Haksızlık, hukuksuzluk ve adaletsizlikler sadece yetersiz yargı mensuplarından değil aynı zamanda yetersiz yasa ve bu yasaları çıkaran yetersiz siyasetçilerden de kaynaklanmaktadır.
Türkiye ve Batı’da ceza yasası şu iki maddeyle başlar:
1) Yasayla tanımlanmayan bir cezayla kimse cezalandırılamaz.
2) Yasayla suç olduğu tanımlanmayan bir eylemden dolayı kimse cezalandırılamaz. Yani eylem de cezası da olmadan önce yasayla tanımlanmış olmalıdır. Bu maddeler çağdaş, modern, hukukun üstünlüğünü kabul eden her yerde böyledir.

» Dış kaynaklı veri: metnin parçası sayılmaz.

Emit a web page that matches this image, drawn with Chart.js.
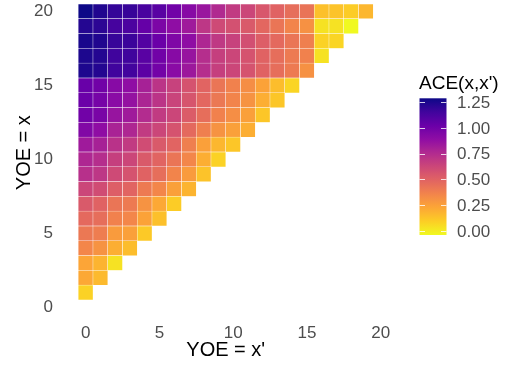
<!DOCTYPE html>
<html>
<head>
<meta charset="utf-8">
<script src="https://cdn.jsdelivr.net/npm/chart.js@4.4.1/dist/chart.umd.min.js"></script>
<style>
  html, body { margin: 0; padding: 0; background: #fff; }
  canvas { display: block; }
</style>
</head>
<body>
<canvas id="aceChart" width="506" height="366"></canvas>
<script>
// rows: YOE = x (1..20), columns: YOE = x' (0..x-1)
const yoeX = [1, 2, 3, 4, 5, 6, 7, 8, 9, 10, 11, 12, 13, 14, 15, 16, 17, 18, 19, 20];
const yoePrime = ['0', '1', '2', '3', '4', '5', '6', '7', '8', '9', '10',
                  '11', '12', '13', '14', '15', '16', '17', '18', '19', '20'];
const yTicks = [0, 5, 10, 15, 20];
const cbTicks = [0, 0.25, 0.5, 0.75, 1.0, 1.25];
const aceMin = -0.04;
const aceMax = 1.29;

const ace = [
  [0.08],
  [0.22, 0.16],
  [0.23, 0.18, 0.03],
  [0.35, 0.30, 0.20, 0.15],
  [0.41, 0.39, 0.27, 0.25, 0.11],
  [0.47, 0.45, 0.37, 0.35, 0.24, 0.14],
  [0.54, 0.50, 0.42, 0.40, 0.30, 0.22, 0.10],
  [0.63, 0.60, 0.52, 0.49, 0.40, 0.35, 0.25, 0.18],
  [0.73, 0.70, 0.61, 0.57, 0.50, 0.45, 0.36, 0.27, 0.13],
  [0.77, 0.74, 0.66, 0.63, 0.54, 0.49, 0.42, 0.35, 0.20, 0.08],
  [0.83, 0.80, 0.72, 0.68, 0.60, 0.54, 0.49, 0.38, 0.25, 0.17, 0.12],
  [0.94, 0.89, 0.79, 0.77, 0.68, 0.63, 0.57, 0.47, 0.38, 0.30, 0.25, 0.20],
  [1.00, 0.97, 0.86, 0.83, 0.75, 0.68, 0.63, 0.53, 0.45, 0.37, 0.32, 0.25, 0.12],
  [1.02, 0.98, 0.91, 0.87, 0.78, 0.71, 0.64, 0.56, 0.48, 0.41, 0.36, 0.30, 0.20, 0.12],
  [1.03, 1.00, 0.92, 0.89, 0.80, 0.71, 0.65, 0.57, 0.49, 0.42, 0.37, 0.32, 0.24, 0.15, 0.07],
  [1.25, 1.23, 1.16, 1.15, 1.07, 0.99, 0.91, 0.84, 0.74, 0.66, 0.63, 0.57, 0.50, 0.45, 0.40, 0.31],
  [1.25, 1.23, 1.16, 1.16, 1.08, 1.00, 0.92, 0.86, 0.74, 0.66, 0.63, 0.57, 0.50, 0.45, 0.40, 0.37, 0.03],
  [1.26, 1.24, 1.18, 1.17, 1.10, 1.02, 0.95, 0.89, 0.77, 0.69, 0.65, 0.59, 0.52, 0.47, 0.42, 0.38, 0.08, 0.07],
  [1.23, 1.21, 1.14, 1.12, 1.04, 0.96, 0.89, 0.83, 0.70, 0.61, 0.58, 0.54, 0.48, 0.42, 0.36, 0.31, 0.03, 0.03, -0.04],
  [1.29, 1.24, 1.19, 1.18, 1.13, 1.08, 1.00, 0.92, 0.85, 0.76, 0.68, 0.63, 0.55, 0.50, 0.45, 0.43, 0.14, 0.13, 0.10, 0.17]
];

// plasma palette
const plasmaStops = ['#0d0887', '#41049d', '#6a00a8', '#8f0da4', '#b12a90', '#cc4778',
                     '#e16462', '#f2844b', '#fca636', '#fcce25', '#f0f921'];

function hexRgb(h) {
  return [parseInt(h.slice(1, 3), 16), parseInt(h.slice(3, 5), 16), parseInt(h.slice(5, 7), 16)];
}

function plasma(t) {
  t = Math.max(0, Math.min(1, t));
  const n = plasmaStops.length - 1;
  const i = Math.min(n - 1, Math.floor(t * n));
  const f = t * n - i;
  const a = hexRgb(plasmaStops[i]), b = hexRgb(plasmaStops[i + 1]);
  const c = a.map((v, k) => Math.round(v + (b[k] - v) * f));
  return `rgb(${c[0]},${c[1]},${c[2]})`;
}

// high ACE -> dark end of the palette
function aceColor(v) {
  return plasma((aceMax - v) / (aceMax - aceMin));
}

// one empty category on the left, like ggplot's axis expansion
const xLabels = [''].concat(yoePrime);

const datasets = yoeX.map((x, r) => {
  const row = ace[r];
  return {
    label: 'x = ' + x,
    data: xLabels.map((_, k) => (k > 0 && k - 1 < row.length) ? [x - 0.5, x + 0.5] : null),
    backgroundColor: xLabels.map((_, k) => (k > 0 && k - 1 < row.length) ? aceColor(row[k - 1]) : 'transparent'),
    borderColor: 'rgba(255,255,255,0.85)',
    borderWidth: 0.5,
    borderSkipped: false,
    barPercentage: 1,
    categoryPercentage: 1,
    grouped: false
  };
});

// colour bar legend on the right
const colorbar = {
  id: 'colorbar',
  afterDraw(chart) {
    const ctx = chart.ctx;
    const x0 = 419.5, w = 27, top = 98.3, bottom = 235;
    const yOf = v => bottom - (v - aceMin) / (aceMax - aceMin) * (bottom - top);
    ctx.save();
    const g = ctx.createLinearGradient(0, top, 0, bottom);
    for (let i = 0; i <= 40; i++) g.addColorStop(i / 40, plasma(i / 40));
    ctx.fillStyle = g;
    ctx.fillRect(x0, top, w, bottom - top);

    ctx.strokeStyle = 'rgba(255,255,255,0.8)';
    ctx.lineWidth = 1;
    ctx.font = '17px "Liberation Sans", Arial, sans-serif';
    ctx.fillStyle = '#4d4d4d';
    ctx.textAlign = 'left';
    ctx.textBaseline = 'middle';
    cbTicks.forEach(v => {
      const y = Math.round(yOf(v)) + 0.5;
      ctx.beginPath();
      ctx.moveTo(x0, y); ctx.lineTo(x0 + 5.5, y);
      ctx.moveTo(x0 + w - 5.5, y); ctx.lineTo(x0 + w, y);
      ctx.stroke();
      ctx.fillText(v.toFixed(2), 457, yOf(v) + 1);
    });

    ctx.fillStyle = '#000';
    ctx.font = '19px "Liberation Sans", Arial, sans-serif';
    ctx.fillText("ACE(x,x')", 419, 84);
    ctx.restore();
  }
};

new Chart(document.getElementById('aceChart'), {
  type: 'bar',
  data: { labels: xLabels, datasets: datasets },
  options: {
    responsive: false,
    animation: false,
    devicePixelRatio: 1,
    layout: { padding: { top: 0, right: 118, left: 0, bottom: 0 } },
    plugins: { legend: { display: false }, tooltip: { enabled: false } },
    scales: {
      x: {
        type: 'category',
        offset: true,
        grid: { display: false, drawTicks: false },
        border: { display: false },
        ticks: {
          autoSkip: false,
          maxRotation: 0,
          padding: 8,
          color: '#4d4d4d',
          font: { family: '"Liberation Sans", Arial, sans-serif', size: 17 },
          callback: (v, i) => {
            const lab = xLabels[i];
            return lab !== '' && Number(lab) % 5 === 0 ? lab : '';
          }
        },
        title: {
          display: true,
          text: "YOE = x'",
          color: '#000',
          font: { family: '"Liberation Sans", Arial, sans-serif', size: 20 },
          padding: { top: 0, bottom: 4 }
        },
        afterFit: s => { s.height = 51.2; }
      },
      y: {
        type: 'linear',
        min: -0.5,
        max: 20.655,
        grid: { display: false, drawTicks: true, tickLength: 10.5 },
        border: { display: false },
        afterBuildTicks: s => { s.ticks = yTicks.map(v => ({ value: v })); },
        ticks: {
          padding: 0,
          color: '#4d4d4d',
          font: { family: '"Liberation Sans", Arial, sans-serif', size: 17, lineHeight: 0.2 }
        },
        title: {
          display: true,
          text: '  YOE = x',
          color: '#000',
          font: { family: '"Liberation Sans", Arial, sans-serif', size: 20 },
          padding: { top: 12, bottom: 0 }
        },
        afterFit: s => { s.width = 63.5; }
      }
    }
  },
  plugins: [colorbar]
});
</script>
</body>
</html>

Suç ve cezayı tanımlayan yasaları hakim ve savcılar değil; milletvekilleri ve Kanun Hükmünde Kararnameleri (KHK) çıkaranlar belirliyor. Türk Ceza Yasası’na göre; birine yumruk atmak (basit yaralamak) tutuklu yargılanmayı gerektirmezken, twitter atarak hakaret etmek tutuklu yargılanmayı gerektiriyorsa bunun sorumlusu ne savcı ne de hakimdir. Bunun sorumlusu böyle yasa yapan milletvekilleridir. ‘Milletvekili’ deyip geçmeyin! Eğitimden yargıya, üretimden güvenliğe, sağlıktan gıdaya hepsinden yaptıkları veya yapmadıklarıyla milletvekilleri sorumludur.

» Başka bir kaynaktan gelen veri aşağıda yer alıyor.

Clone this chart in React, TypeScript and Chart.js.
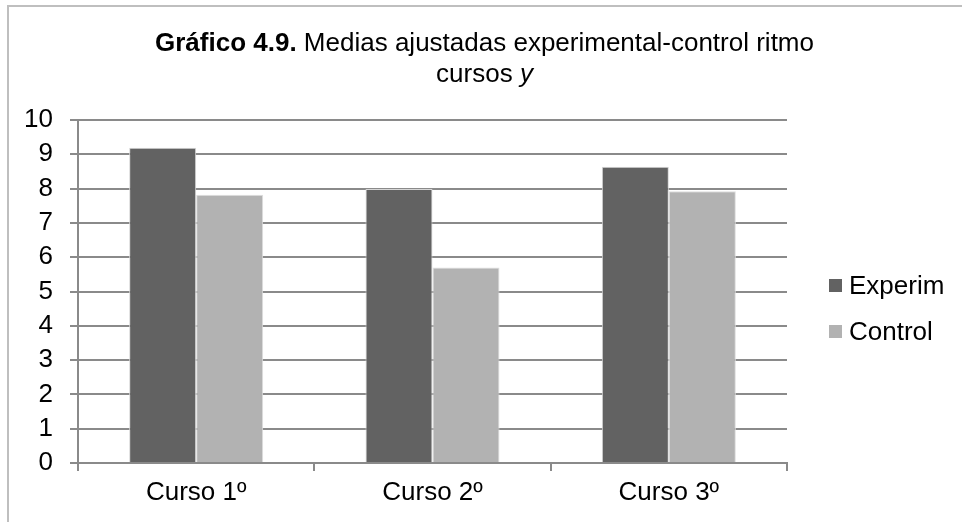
import React, { useEffect, useRef } from "react";
import { Chart, registerables } from "chart.js";

Chart.register(...registerables);

const categories = ["Curso 1º", "Curso 2º", "Curso 3º"];
const seriesNames = ["Experim", "Control"];
const experimValues = [9.19, 7.99, 8.64];
const controlValues = [7.82, 5.7, 7.92];
const seriesColors = ["#626262", "#b2b2b2"];
const titleBold = "Gráfico 4.9.";
const titleRest = " Medias ajustadas experimental-control ritmo";
const titleLine2 = "cursos ";
const titleLine2Italic = "y";

const FONT = '"Liberation Sans", Arial, sans-serif';

const framePlugin = {
  id: "frame",
  beforeDraw(chart: any) {
    const ctx = chart.ctx;
    ctx.save();
    ctx.fillStyle = "#ffffff";
    ctx.fillRect(0, 0, chart.width, chart.height);
    ctx.fillStyle = "#bfbfbf";
    ctx.fillRect(0, 0, chart.width, 2);
    ctx.fillRect(0, 0, 2, chart.height);
    ctx.restore();
  },
};

const titlePlugin = {
  id: "mixedTitle",
  afterDraw(chart: any) {
    const ctx = chart.ctx;
    const cx = chart.width / 2;
    ctx.save();
    ctx.fillStyle = "#000000";
    ctx.textBaseline = "alphabetic";
    ctx.textAlign = "left";
    const bold = `bold 26px ${FONT}`;
    const normal = `26px ${FONT}`;
    const italic = `italic 26px ${FONT}`;
    ctx.font = bold;
    const wb = ctx.measureText(titleBold).width;
    ctx.font = normal;
    const wn = ctx.measureText(titleRest).width;
    let x = cx - (wb + wn) / 2;
    ctx.font = bold;
    ctx.fillText(titleBold, x, 46);
    ctx.font = normal;
    ctx.fillText(titleRest, x + wb, 46);
    ctx.font = normal;
    const w2 = ctx.measureText(titleLine2).width;
    ctx.font = italic;
    const w3 = ctx.measureText(titleLine2Italic).width;
    x = cx - (w2 + w3) / 2;
    ctx.font = normal;
    ctx.fillText(titleLine2, x, 77);
    ctx.font = italic;
    ctx.fillText(titleLine2Italic, x + w2, 77);
    ctx.restore();
  },
};

const legendPlugin = {
  id: "sideLegend",
  afterDraw(chart: any) {
    const ctx = chart.ctx;
    ctx.save();
    ctx.font = `26px ${FONT}`;
    ctx.textBaseline = "middle";
    ctx.textAlign = "left";
    chart.data.datasets.forEach((ds: any, i: number) => {
      const top = 274 + i * 46;
      ctx.fillStyle = ds.backgroundColor;
      ctx.fillRect(822, top, 13, 13);
      ctx.fillStyle = "#000000";
      ctx.fillText(ds.label, 842, top + 7.5);
    });
    ctx.restore();
  },
};

export default function App() {
  const ref = useRef<HTMLCanvasElement | null>(null);

  useEffect(() => {
    if (!ref.current) return;
    const chart = new Chart(ref.current, {
      type: "bar",
      data: {
        labels: categories,
        datasets: [
          {
            label: seriesNames[0],
            data: experimValues,
            backgroundColor: seriesColors[0],
            borderColor: "#d6d6d6",
            borderWidth: 1,
            categoryPercentage: 0.567,
            barPercentage: 1,
          },
          {
            label: seriesNames[1],
            data: controlValues,
            backgroundColor: seriesColors[1],
            borderColor: "#dedede",
            borderWidth: 1,
            categoryPercentage: 0.567,
            barPercentage: 1,
          },
        ],
      },
      options: {
        animation: false,
        responsive: true,
        maintainAspectRatio: false,
        layout: { padding: { top: 115, right: 175, left: 0, bottom: 0 } },
        plugins: {
          legend: { display: false },
          title: { display: false },
          tooltip: { enabled: false },
        },
        scales: {
          x: {
            offset: true,
            afterFit: (scale: any) => {
              scale.height = 59;
            },
            grid: {
              offset: true,
              drawOnChartArea: false,
              drawTicks: true,
              tickLength: 8,
              color: "#8a8a8a",
              lineWidth: 2,
            },
            border: { display: true, color: "#8a8a8a", width: 2 },
            ticks: {
              color: "#000000",
              font: { family: FONT, size: 26 },
              padding: 6,
            },
          },
          y: {
            min: 0,
            max: 10,
            afterFit: (scale: any) => {
              scale.width = 71;
            },
            grid: {
              drawOnChartArea: true,
              drawTicks: true,
              tickLength: 8,
              color: "#8a8a8a",
              lineWidth: 2,
            },
            border: { display: true, color: "#8a8a8a", width: 2 },
            ticks: {
              stepSize: 1,
              color: "#000000",
              font: { family: FONT, size: 26 },
              padding: 17,
            },
          },
        },
      },
      plugins: [framePlugin, titlePlugin, legendPlugin],
    });
    return () => chart.destroy();
  }, []);

  return (
    <div style={{ position: "fixed", left: 7, top: 5, width: 955, height: 517 }}>
      <canvas ref={ref} />
    </div>
  );
}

Çok kazanandan çok, az kazanandan az vergi alınmıyor da hiç kazanmayanlardan alınıyorsa suç, vergi memurlarında değil; vergi yasalarında ve bu yasaları çıkaran vekillerdedir. Borç olmadığı halde kumpasa getirilerek borçlandırılıp eve haciz gelmişse sorun yasada ve zaman zaman icra müdüründedir ki nihayet bu yetki müdürlerden alınarak hakimlere verildi.
Elektrik, su, gaz borcunuzdan çok daha fazla depozitonuz içerdeyken elektrik, su, gazınız kesiliyor, mağdur ediliyor ve de üstüne üstlük bir de açma/kapama ücreti ödüyorsanız, suçlu açma-kapama yapan görevli değil; bu düzenlemeleri yapanlardır..

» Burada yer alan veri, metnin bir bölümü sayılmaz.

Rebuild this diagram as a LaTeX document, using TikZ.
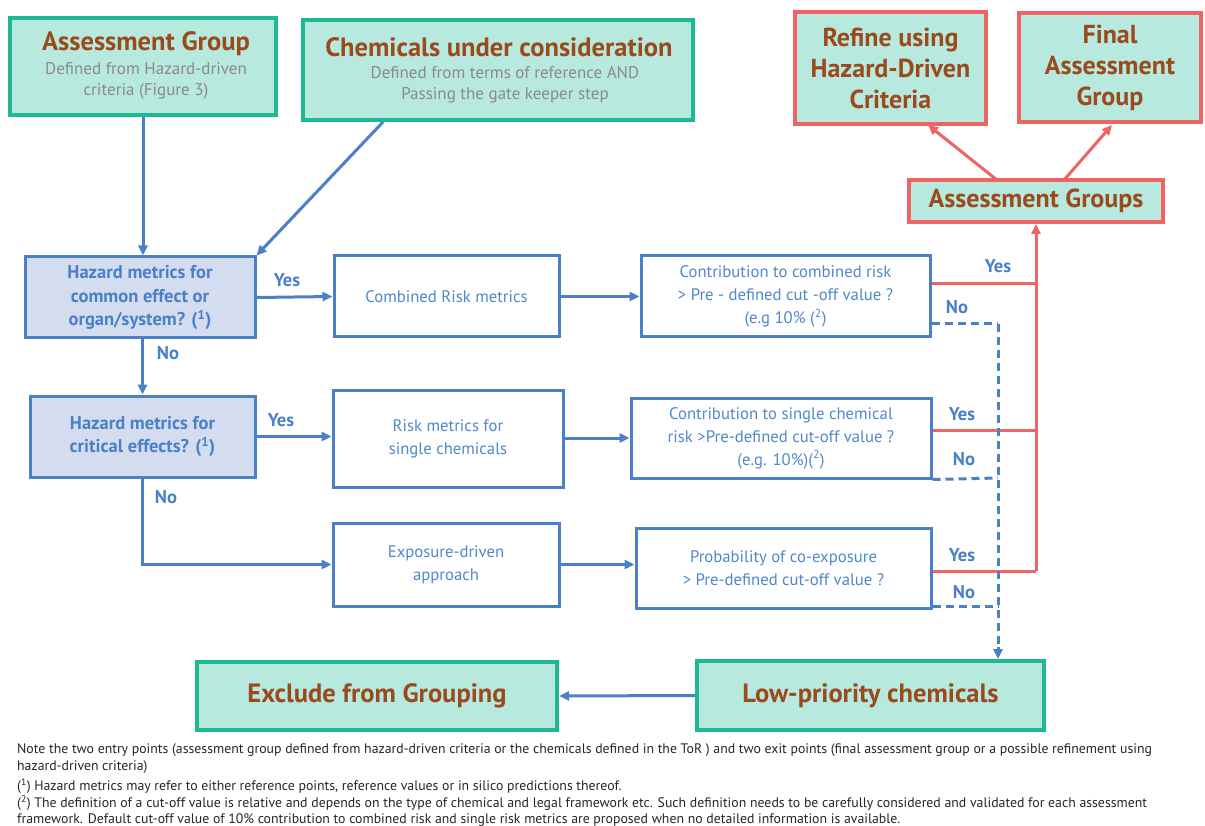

Evin bodrumu karanlık diye, bodrumda kaybolanı aydınlık diye sokakta ararsanız bulamazsınız, TBMM’de kaybettiğinizi de adliyelerde ararsanız bulamazsınız, kaybedilen kaybedildiği yerde aranırsa bulunur.
Hukuka uygun yasalar çıkarırsanız, yasalar uygulandığında hukukun üstünlüğü sağlanır, siz de mağdur olmazsınız. Yanlış yasalar çıkarırsanız yasadan kaynaklanan nedenlerle adalet yerini bulmaz. Yasalar birine farklı, diğerine farklı uygulanırsa, bu hukukun üstünlüğü değil; üstünlerin hukuku olur.